The same is true when it comes to direct marketing. There are a variety of tools you can use; and each has its strengths and limitations. Successful marketers integrate their various marketing tools. We’ll highlight just a few tools and talk about their respective strengths and limitations.
Direct mail has been around a long time and has a distinguished track record. It’s personal (you send it to an individual). It’s tangible (it’s something you hold in your hand and—perhaps—keep around for later. It can evoke emotion (if appropriate and properly done). It’s a good tool for acquiring leads. Some of the downsides to direct mail include the fact that it’s expensive (there’s design, printing, mailing, and postage), and it’s comparatively slow (it can take days or weeks to properly execute a direct mail program). That means it’s not as good for following up on leads or for updating critical information quickly and easily.
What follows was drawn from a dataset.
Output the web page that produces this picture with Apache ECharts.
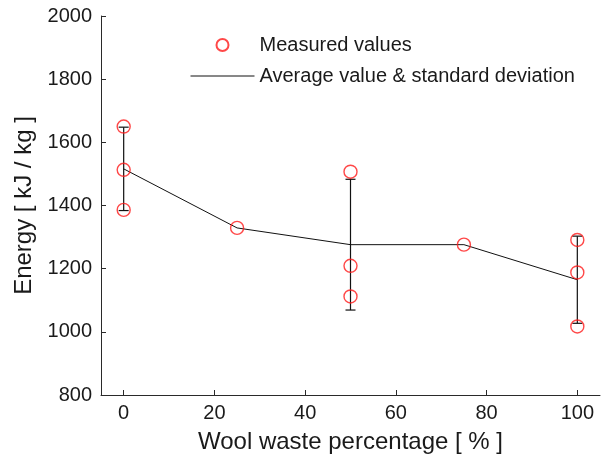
<!DOCTYPE html>
<html>
<head>
<meta charset="utf-8">
<script src="https://cdn.jsdelivr.net/npm/echarts@6/dist/echarts.min.js"></script>
<style>
  html, body { margin: 0; padding: 0; background: #fff; }
  #chart { width: 607px; height: 461px; }
</style>
</head>
<body>
<div id="chart"></div>
<script>
// Individual measurements: [wool waste %, energy kJ/kg]
const measuredX = [0, 0, 0, 25, 50, 50, 50, 75, 100, 100, 100];
const measuredEnergy = [1650, 1513, 1386, 1329, 1507, 1209, 1112, 1276, 1291, 1188, 1017];

// Averages and standard deviations per mixture
const mixPercent = [0, 25, 50, 75, 100];
const meanEnergy = [1516, 1329, 1276, 1276, 1165];
const stdEnergy = [132, 0, 207, 0, 138];

const xTicks = [0, 20, 40, 60, 80, 100];
const yTicks = [800, 1000, 1200, 1400, 1600, 1800, 2000];

const FONT = 'Liberation Sans, Arial, sans-serif';
const INK = '#1a1a1a';
const AXIS = '#2a2a2a';

const scatterData = measuredX.map((x, i) => [x, measuredEnergy[i]]);
const meanData = mixPercent.map((x, i) => [x, meanEnergy[i]]);
const errData = mixPercent
  .map((x, i) => [x, meanEnergy[i] - stdEnergy[i], meanEnergy[i] + stdEnergy[i]])
  .filter((d, i) => stdEnergy[i] > 0);

const chart = echarts.init(document.getElementById('chart'), null, { renderer: 'canvas' });

chart.setOption({
  animation: false,
  backgroundColor: '#fff',
  textStyle: { fontFamily: FONT },
  grid: { left: 101, right: 7, top: 16, bottom: 66, containLabel: false },
  legend: {
    orient: 'vertical',
    left: 190,
    top: 35,
    padding: 0,
    itemWidth: 64,
    itemHeight: 12,
    itemGap: 11,
    textStyle: { fontFamily: FONT, fontSize: 20, color: INK },
    data: [
      { name: 'Measured values' },
      {
        name: 'Average value & standard deviation',
        itemStyle: { color: 'rgba(0,0,0,0)', borderColor: 'rgba(0,0,0,0)', borderWidth: 0 },
        lineStyle: { color: '#111', width: 1, opacity: 1 }
      }
    ]
  },
  xAxis: {
    type: 'value',
    min: -5,
    max: 105,
    splitLine: { show: false },
    axisLine: { onZero: false, lineStyle: { color: AXIS, width: 1 } },
    axisTick: { inside: true, length: 5, customValues: xTicks, lineStyle: { color: AXIS } },
    axisLabel: { customValues: xTicks, fontSize: 20, color: INK, margin: 8, fontFamily: FONT },
    name: 'Wool waste percentage [ % ]',
    nameLocation: 'middle',
    nameGap: 35,
    nameTextStyle: { fontSize: 24, color: INK, fontFamily: FONT }
  },
  yAxis: {
    type: 'value',
    min: yTicks[0],
    max: yTicks[yTicks.length - 1],
    interval: 200,
    splitLine: { show: false },
    axisLine: { show: true, onZero: false, lineStyle: { color: AXIS, width: 1 } },
    axisTick: { show: true, inside: true, length: 5, lineStyle: { color: AXIS } },
    axisLabel: {
      fontSize: 20, color: INK, margin: 9, fontFamily: FONT,
      formatter: v => String(v)
    },
    name: 'Energy [ kJ / kg ]',
    nameLocation: 'middle',
    nameGap: 61,
    nameTextStyle: { fontSize: 24, color: INK, fontFamily: FONT }
  },
  series: [
    {
      name: 'Average value & standard deviation',
      type: 'line',
      data: meanData,
      symbol: 'none',
      showSymbol: false,
      lineStyle: { color: '#111', width: 1 },
      itemStyle: { color: '#111' },
      z: 2
    },
    {
      name: 'std bars',
      type: 'custom',
      data: errData,
      encode: { x: 0, y: [1, 2] },
      z: 2,
      renderItem: function (params, api) {
        const x = api.value(0);
        const lo = api.coord([x, api.value(1)]);
        const hi = api.coord([x, api.value(2)]);
        const half = 5;
        const style = { stroke: '#111', lineWidth: 1.2, fill: null };
        return {
          type: 'group',
          children: [
            { type: 'line', shape: { x1: lo[0], y1: lo[1], x2: hi[0], y2: hi[1] }, style: style },
            { type: 'line', shape: { x1: lo[0] - half, y1: lo[1], x2: lo[0] + half, y2: lo[1] }, style: style },
            { type: 'line', shape: { x1: hi[0] - half, y1: hi[1], x2: hi[0] + half, y2: hi[1] }, style: style }
          ]
        };
      }
    },
    {
      name: 'Measured values',
      type: 'scatter',
      data: scatterData,
      symbol: 'circle',
      symbolSize: 13,
      itemStyle: { color: 'rgba(0,0,0,0)', borderColor: '#ff1a1a', borderWidth: 1.4 },
      z: 3
    }
  ]
});
</script>
</body>
</html>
Email has been pronounced dead as a marketing tool many times. Part of that stems from the fact that it’s fast, inexpensive, and easy-to-use (all of which, by the way, are positive things). Unfortunately, those characteristics opened email up to a significant amount of abuse. Companies over-used it—and misused it. Email is not a good prospecting tool because it’s too easy to ignore and discard. But if you’ve already established a relationship with someone, it’s low cost, speed, and ease of use makes it a great tool for follow-up. On top of that, it provides businesses with a simple and instantaneous way to pull readers back to a website or landing page for additional information.
Companies that blog generate a lot more website traffic and leads than companies that don’t blog. Blogging is relatively inexpensive. It’s fast. It’s not technically challenging, and the more you do it, the better chance you have to be found by your potential clients. Like email, you can use it easily to link readers back to your website. The downside of blogging is that you must have good content. That requires planning and execution. Some companies find that a burden and either hire outside help (an expense), or abandon their efforts after a short time.
There are all kinds of social media (SM) platforms available. Facebook, Twitter, LinkedIn, Instagram, Pinterest . . . the list goes on. One benefit of social media is that the potential is there to reach a huge audience inexpensively. SM can also create a sense of community among readers/viewers. It’s relatively inexpensive, and fast. As, with blogging, however, it requires planning and good content. And unlike blogging, it doesn’t allow companies to go into any depth. Of course smart use of SM involves linking to sites where abundant information is available.
So what’s right for your particular situation? One key is to use the various tools for the right reasons. Don’t use email to prospect and don’t use direct mail to follow up. Smart businesses employ a mix of tools—leveraging each tool’s strength. Savvy marketers also pay attention to which tools their audience uses most. If your audience doesn’t tweet, don’t waste your time and money on Twitter.
Above all, keep track of your results. You can’t tell if something works unless you track your results. It doesn’t matter whether something is cool or cutting edge if it doesn’t work. And that’s the only true way to decide which tool works in your situation.